Ferritic creep resistant steels serve as essential materials in power generation applications, designed to withstand sustained loads at temperatures up to 600-700°C over operational lifetimes of 20-30 years. These specialized steels combat time-dependent deformation (creep) through carefully engineered microstructures containing stable alloy carbides and solid solution strengthening elements. The evolution from early 0.5%Mo steels to advanced 9-12 wt%Cr compositions demonstrates significant improvements in high-temperature stability and corrosion resistance. Modern ferritic creep resistant steels incorporate chromium, molybdenum, tungsten, vanadium, and niobium to create exceptionally stable microstructures that resist phase transformations and maintain load-bearing capacity throughout extended service periods. Current research focuses on developing 15Cr1Mo compositions for next-generation power plants operating at temperatures approaching 700°C, advancing the boundaries of thermal efficiency in energy generation.


Introduction to Creep Phenomena in Power Generation Materials

Steel represents the primary structural material for power generating units, where components must endure temperatures reaching 600°C continuously for 20 to 25 years. When any material experiences loading at temperatures exceeding 0.4Tm (where Tm denotes the melting point in degrees Celsius), it undergoes time-dependent deformation known as creep. This phenomenon progressively reduces the material's load-bearing capacity over time, establishing a finite operational lifetime for high-temperature structural components.

The critical nature of creep resistance becomes apparent when considering the consequences of material degradation. When load-bearing capacity falls below specified limits, components must be replaced to prevent catastrophic failure or rupture. This requirement makes understanding and predicting creep behavior essential for safe and reliable power plant operation.

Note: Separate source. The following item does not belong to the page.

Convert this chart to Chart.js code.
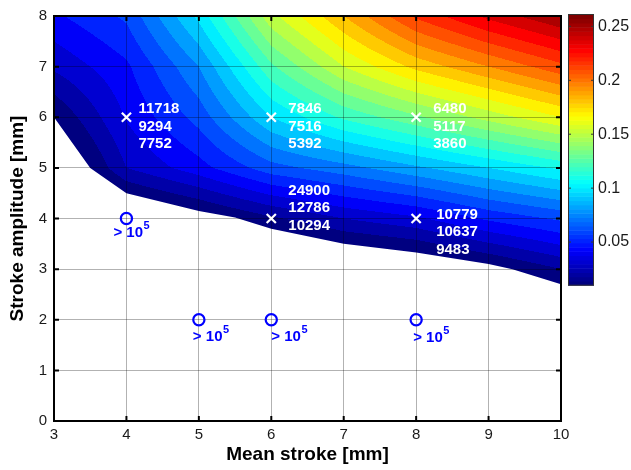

Understanding Rupture Strength and Material Lifetime Prediction

Defining Long-Term Performance Capabilities

The load-bearing capacity of high-temperature materials is expressed through rupture strength specifications for defined periods at given temperatures. For example, a 100,000-hour (approximately 11 years) rupture strength of 40 MPa at 600°C indicates the material can withstand this stress level for 11 years under these conditions. This metric provides engineers with critical information for component design and maintenance scheduling.

Accelerated Testing Methodologies

Evaluating the long-term performance of ferritic creep resistant steel requires extensive testing periods that would be impractical under actual operating conditions. Standard accelerated testing procedures address this challenge by conducting evaluations at slightly elevated temperatures. For instance, estimating long-term rupture strength at 600°C typically requires testing at 650°C, allowing researchers to gather data more efficiently while maintaining predictive accuracy for actual service conditions.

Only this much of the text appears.